Set down the full listing exactly as given. Any pictures are to be left out.
•••••
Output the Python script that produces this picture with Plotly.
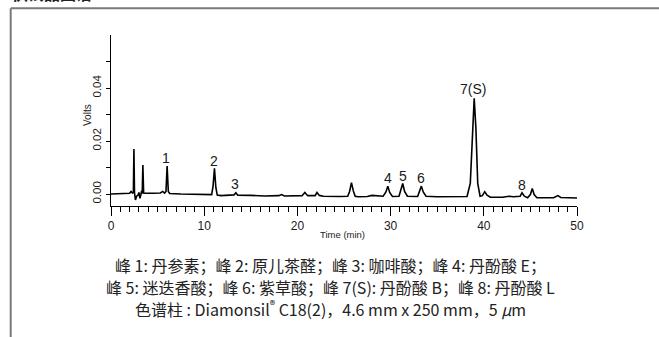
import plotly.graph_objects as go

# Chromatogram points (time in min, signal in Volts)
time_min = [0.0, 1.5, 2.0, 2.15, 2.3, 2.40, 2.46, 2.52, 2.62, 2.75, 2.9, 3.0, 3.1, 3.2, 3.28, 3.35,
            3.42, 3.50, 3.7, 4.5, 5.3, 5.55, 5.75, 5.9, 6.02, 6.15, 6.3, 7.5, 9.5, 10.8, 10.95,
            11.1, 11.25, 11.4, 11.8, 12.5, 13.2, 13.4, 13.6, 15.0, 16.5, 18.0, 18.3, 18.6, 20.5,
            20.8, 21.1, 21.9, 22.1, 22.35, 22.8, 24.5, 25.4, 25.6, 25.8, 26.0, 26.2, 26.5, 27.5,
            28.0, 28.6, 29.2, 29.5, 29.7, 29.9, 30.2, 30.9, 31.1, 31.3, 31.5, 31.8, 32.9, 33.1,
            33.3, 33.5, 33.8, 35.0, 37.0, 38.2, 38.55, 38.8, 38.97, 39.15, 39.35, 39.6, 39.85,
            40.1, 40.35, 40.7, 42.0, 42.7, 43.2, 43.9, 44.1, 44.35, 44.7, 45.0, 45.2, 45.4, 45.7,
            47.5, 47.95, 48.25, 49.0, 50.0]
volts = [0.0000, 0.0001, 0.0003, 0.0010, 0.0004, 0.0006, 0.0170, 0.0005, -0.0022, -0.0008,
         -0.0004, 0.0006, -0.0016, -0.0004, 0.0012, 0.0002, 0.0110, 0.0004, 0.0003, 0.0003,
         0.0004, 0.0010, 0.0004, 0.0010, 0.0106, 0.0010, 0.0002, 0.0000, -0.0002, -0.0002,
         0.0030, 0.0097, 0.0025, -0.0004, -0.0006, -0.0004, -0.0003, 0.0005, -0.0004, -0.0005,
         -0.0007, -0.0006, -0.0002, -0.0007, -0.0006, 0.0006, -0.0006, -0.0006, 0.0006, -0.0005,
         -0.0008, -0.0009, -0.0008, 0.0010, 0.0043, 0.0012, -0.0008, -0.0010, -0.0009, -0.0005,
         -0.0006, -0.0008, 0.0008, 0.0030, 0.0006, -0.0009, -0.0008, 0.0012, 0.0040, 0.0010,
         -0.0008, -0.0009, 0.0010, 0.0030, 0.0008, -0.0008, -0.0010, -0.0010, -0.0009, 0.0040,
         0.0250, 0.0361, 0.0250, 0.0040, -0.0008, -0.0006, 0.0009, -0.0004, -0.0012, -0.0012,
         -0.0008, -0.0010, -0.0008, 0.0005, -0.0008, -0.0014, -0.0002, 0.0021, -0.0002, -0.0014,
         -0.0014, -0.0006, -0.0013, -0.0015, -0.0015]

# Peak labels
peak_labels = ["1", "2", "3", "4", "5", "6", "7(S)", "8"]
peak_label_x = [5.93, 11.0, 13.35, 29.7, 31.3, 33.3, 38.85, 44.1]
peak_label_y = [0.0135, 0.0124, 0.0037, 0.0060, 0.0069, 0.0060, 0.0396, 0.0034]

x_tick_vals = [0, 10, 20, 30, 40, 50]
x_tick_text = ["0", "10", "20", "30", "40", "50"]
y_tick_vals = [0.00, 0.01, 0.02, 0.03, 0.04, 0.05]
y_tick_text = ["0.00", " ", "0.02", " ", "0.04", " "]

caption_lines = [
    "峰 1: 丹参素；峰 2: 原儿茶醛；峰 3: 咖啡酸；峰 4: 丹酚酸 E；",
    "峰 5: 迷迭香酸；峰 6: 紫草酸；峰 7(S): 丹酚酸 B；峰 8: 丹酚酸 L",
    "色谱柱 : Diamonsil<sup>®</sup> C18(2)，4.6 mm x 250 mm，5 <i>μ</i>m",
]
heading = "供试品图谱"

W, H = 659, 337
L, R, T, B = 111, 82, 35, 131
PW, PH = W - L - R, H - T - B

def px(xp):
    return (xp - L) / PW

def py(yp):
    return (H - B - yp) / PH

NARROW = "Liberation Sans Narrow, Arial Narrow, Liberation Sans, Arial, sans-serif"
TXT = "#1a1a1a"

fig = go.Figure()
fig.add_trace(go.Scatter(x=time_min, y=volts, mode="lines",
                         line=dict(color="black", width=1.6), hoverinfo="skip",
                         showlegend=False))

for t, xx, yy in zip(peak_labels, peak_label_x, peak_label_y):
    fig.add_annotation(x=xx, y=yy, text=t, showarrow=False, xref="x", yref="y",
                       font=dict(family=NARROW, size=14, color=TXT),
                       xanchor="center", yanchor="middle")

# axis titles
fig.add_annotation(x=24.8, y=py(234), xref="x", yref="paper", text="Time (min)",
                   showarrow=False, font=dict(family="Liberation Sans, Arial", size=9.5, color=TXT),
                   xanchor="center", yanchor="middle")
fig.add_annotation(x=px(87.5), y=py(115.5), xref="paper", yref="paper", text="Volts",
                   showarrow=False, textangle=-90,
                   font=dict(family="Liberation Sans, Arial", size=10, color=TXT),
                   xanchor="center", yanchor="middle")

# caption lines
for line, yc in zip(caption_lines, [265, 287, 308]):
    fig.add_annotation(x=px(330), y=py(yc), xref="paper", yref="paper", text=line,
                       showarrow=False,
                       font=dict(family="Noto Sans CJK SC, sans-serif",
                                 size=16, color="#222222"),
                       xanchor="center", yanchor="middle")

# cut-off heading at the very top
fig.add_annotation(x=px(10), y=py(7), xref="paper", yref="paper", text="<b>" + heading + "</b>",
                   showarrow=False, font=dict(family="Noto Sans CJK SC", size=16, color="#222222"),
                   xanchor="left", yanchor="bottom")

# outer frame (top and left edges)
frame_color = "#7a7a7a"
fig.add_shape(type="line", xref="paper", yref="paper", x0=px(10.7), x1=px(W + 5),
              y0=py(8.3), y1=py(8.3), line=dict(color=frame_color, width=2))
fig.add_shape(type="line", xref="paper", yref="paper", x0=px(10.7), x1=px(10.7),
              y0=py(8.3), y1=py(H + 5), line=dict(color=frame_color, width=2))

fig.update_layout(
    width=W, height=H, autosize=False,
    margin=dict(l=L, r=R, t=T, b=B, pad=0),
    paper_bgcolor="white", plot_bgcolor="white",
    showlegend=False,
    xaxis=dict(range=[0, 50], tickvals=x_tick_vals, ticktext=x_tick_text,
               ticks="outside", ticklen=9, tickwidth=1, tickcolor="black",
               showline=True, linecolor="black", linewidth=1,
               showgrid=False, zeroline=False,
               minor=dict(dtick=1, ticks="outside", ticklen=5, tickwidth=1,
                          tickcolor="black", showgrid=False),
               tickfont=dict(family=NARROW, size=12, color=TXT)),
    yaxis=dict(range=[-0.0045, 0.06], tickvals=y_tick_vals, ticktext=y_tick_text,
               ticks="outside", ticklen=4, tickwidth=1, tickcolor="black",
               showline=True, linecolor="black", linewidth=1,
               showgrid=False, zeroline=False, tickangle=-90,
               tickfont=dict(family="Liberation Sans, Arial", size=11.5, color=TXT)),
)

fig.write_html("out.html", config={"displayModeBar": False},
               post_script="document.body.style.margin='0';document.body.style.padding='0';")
•••••
Answer to the exercise:
Output the Python script that produces this picture with Plotly.
import plotly.graph_objects as go

# Chromatogram points (time in min, signal in Volts)
time_min = [0.0, 1.5, 2.0, 2.15, 2.3, 2.40, 2.46, 2.52, 2.62, 2.75, 2.9, 3.0, 3.1, 3.2, 3.28, 3.35,
            3.42, 3.50, 3.7, 4.5, 5.3, 5.55, 5.75, 5.9, 6.02, 6.15, 6.3, 7.5, 9.5, 10.8, 10.95,
            11.1, 11.25, 11.4, 11.8, 12.5, 13.2, 13.4, 13.6, 15.0, 16.5, 18.0, 18.3, 18.6, 20.5,
            20.8, 21.1, 21.9, 22.1, 22.35, 22.8, 24.5, 25.4, 25.6, 25.8, 26.0, 26.2, 26.5, 27.5,
            28.0, 28.6, 29.2, 29.5, 29.7, 29.9, 30.2, 30.9, 31.1, 31.3, 31.5, 31.8, 32.9, 33.1,
            33.3, 33.5, 33.8, 35.0, 37.0, 38.2, 38.55, 38.8, 38.97, 39.15, 39.35, 39.6, 39.85,
            40.1, 40.35, 40.7, 42.0, 42.7, 43.2, 43.9, 44.1, 44.35, 44.7, 45.0, 45.2, 45.4, 45.7,
            47.5, 47.95, 48.25, 49.0, 50.0]
volts = [0.0000, 0.0001, 0.0003, 0.0010, 0.0004, 0.0006, 0.0170, 0.0005, -0.0022, -0.0008,
         -0.0004, 0.0006, -0.0016, -0.0004, 0.0012, 0.0002, 0.0110, 0.0004, 0.0003, 0.0003,
         0.0004, 0.0010, 0.0004, 0.0010, 0.0106, 0.0010, 0.0002, 0.0000, -0.0002, -0.0002,
         0.0030, 0.0097, 0.0025, -0.0004, -0.0006, -0.0004, -0.0003, 0.0005, -0.0004, -0.0005,
         -0.0007, -0.0006, -0.0002, -0.0007, -0.0006, 0.0006, -0.0006, -0.0006, 0.0006, -0.0005,
         -0.0008, -0.0009, -0.0008, 0.0010, 0.0043, 0.0012, -0.0008, -0.0010, -0.0009, -0.0005,
         -0.0006, -0.0008, 0.0008, 0.0030, 0.0006, -0.0009, -0.0008, 0.0012, 0.0040, 0.0010,
         -0.0008, -0.0009, 0.0010, 0.0030, 0.0008, -0.0008, -0.0010, -0.0010, -0.0009, 0.0040,
         0.0250, 0.0361, 0.0250, 0.0040, -0.0008, -0.0006, 0.0009, -0.0004, -0.0012, -0.0012,
         -0.0008, -0.0010, -0.0008, 0.0005, -0.0008, -0.0014, -0.0002, 0.0021, -0.0002, -0.0014,
         -0.0014, -0.0006, -0.0013, -0.0015, -0.0015]

# Peak labels
peak_labels = ["1", "2", "3", "4", "5", "6", "7(S)", "8"]
peak_label_x = [5.93, 11.0, 13.35, 29.7, 31.3, 33.3, 38.85, 44.1]
peak_label_y = [0.0135, 0.0124, 0.0037, 0.0060, 0.0069, 0.0060, 0.0396, 0.0034]

x_tick_vals = [0, 10, 20, 30, 40, 50]
x_tick_text = ["0", "10", "20", "30", "40", "50"]
y_tick_vals = [0.00, 0.01, 0.02, 0.03, 0.04, 0.05]
y_tick_text = ["0.00", " ", "0.02", " ", "0.04", " "]

caption_lines = [
    "峰 1: 丹参素；峰 2: 原儿茶醛；峰 3: 咖啡酸；峰 4: 丹酚酸 E；",
    "峰 5: 迷迭香酸；峰 6: 紫草酸；峰 7(S): 丹酚酸 B；峰 8: 丹酚酸 L",
    "色谱柱 : Diamonsil<sup>®</sup> C18(2)，4.6 mm x 250 mm，5 <i>μ</i>m",
]
heading = "供试品图谱"

W, H = 659, 337
L, R, T, B = 111, 82, 35, 131
PW, PH = W - L - R, H - T - B

def px(xp):
    return (xp - L) / PW

def py(yp):
    return (H - B - yp) / PH

NARROW = "Liberation Sans Narrow, Arial Narrow, Liberation Sans, Arial, sans-serif"
TXT = "#1a1a1a"

fig = go.Figure()
fig.add_trace(go.Scatter(x=time_min, y=volts, mode="lines",
                         line=dict(color="black", width=1.6), hoverinfo="skip",
                         showlegend=False))

for t, xx, yy in zip(peak_labels, peak_label_x, peak_label_y):
    fig.add_annotation(x=xx, y=yy, text=t, showarrow=False, xref="x", yref="y",
                       font=dict(family=NARROW, size=14, color=TXT),
                       xanchor="center", yanchor="middle")

# axis titles
fig.add_annotation(x=24.8, y=py(234), xref="x", yref="paper", text="Time (min)",
                   showarrow=False, font=dict(family="Liberation Sans, Arial", size=9.5, color=TXT),
                   xanchor="center", yanchor="middle")
fig.add_annotation(x=px(87.5), y=py(115.5), xref="paper", yref="paper", text="Volts",
                   showarrow=False, textangle=-90,
                   font=dict(family="Liberation Sans, Arial", size=10, color=TXT),
                   xanchor="center", yanchor="middle")

# caption lines
for line, yc in zip(caption_lines, [265, 287, 308]):
    fig.add_annotation(x=px(330), y=py(yc), xref="paper", yref="paper", text=line,
                       showarrow=False,
                       font=dict(family="Noto Sans CJK SC, sans-serif",
                                 size=16, color="#222222"),
                       xanchor="center", yanchor="middle")

# cut-off heading at the very top
fig.add_annotation(x=px(10), y=py(7), xref="paper", yref="paper", text="<b>" + heading + "</b>",
                   showarrow=False, font=dict(family="Noto Sans CJK SC", size=16, color="#222222"),
                   xanchor="left", yanchor="bottom")

# outer frame (top and left edges)
frame_color = "#7a7a7a"
fig.add_shape(type="line", xref="paper", yref="paper", x0=px(10.7), x1=px(W + 5),
              y0=py(8.3), y1=py(8.3), line=dict(color=frame_color, width=2))
fig.add_shape(type="line", xref="paper", yref="paper", x0=px(10.7), x1=px(10.7),
              y0=py(8.3), y1=py(H + 5), line=dict(color=frame_color, width=2))

fig.update_layout(
    width=W, height=H, autosize=False,
    margin=dict(l=L, r=R, t=T, b=B, pad=0),
    paper_bgcolor="white", plot_bgcolor="white",
    showlegend=False,
    xaxis=dict(range=[0, 50], tickvals=x_tick_vals, ticktext=x_tick_text,
               ticks="outside", ticklen=9, tickwidth=1, tickcolor="black",
               showline=True, linecolor="black", linewidth=1,
               showgrid=False, zeroline=False,
               minor=dict(dtick=1, ticks="outside", ticklen=5, tickwidth=1,
                          tickcolor="black", showgrid=False),
               tickfont=dict(family=NARROW, size=12, color=TXT)),
    yaxis=dict(range=[-0.0045, 0.06], tickvals=y_tick_vals, ticktext=y_tick_text,
               ticks="outside", ticklen=4, tickwidth=1, tickcolor="black",
               showline=True, linecolor="black", linewidth=1,
               showgrid=False, zeroline=False, tickangle=-90,
               tickfont=dict(family="Liberation Sans, Arial", size=11.5, color=TXT)),
)

fig.write_html("out.html", config={"displayModeBar": False},
               post_script="document.body.style.margin='0';document.body.style.padding='0';")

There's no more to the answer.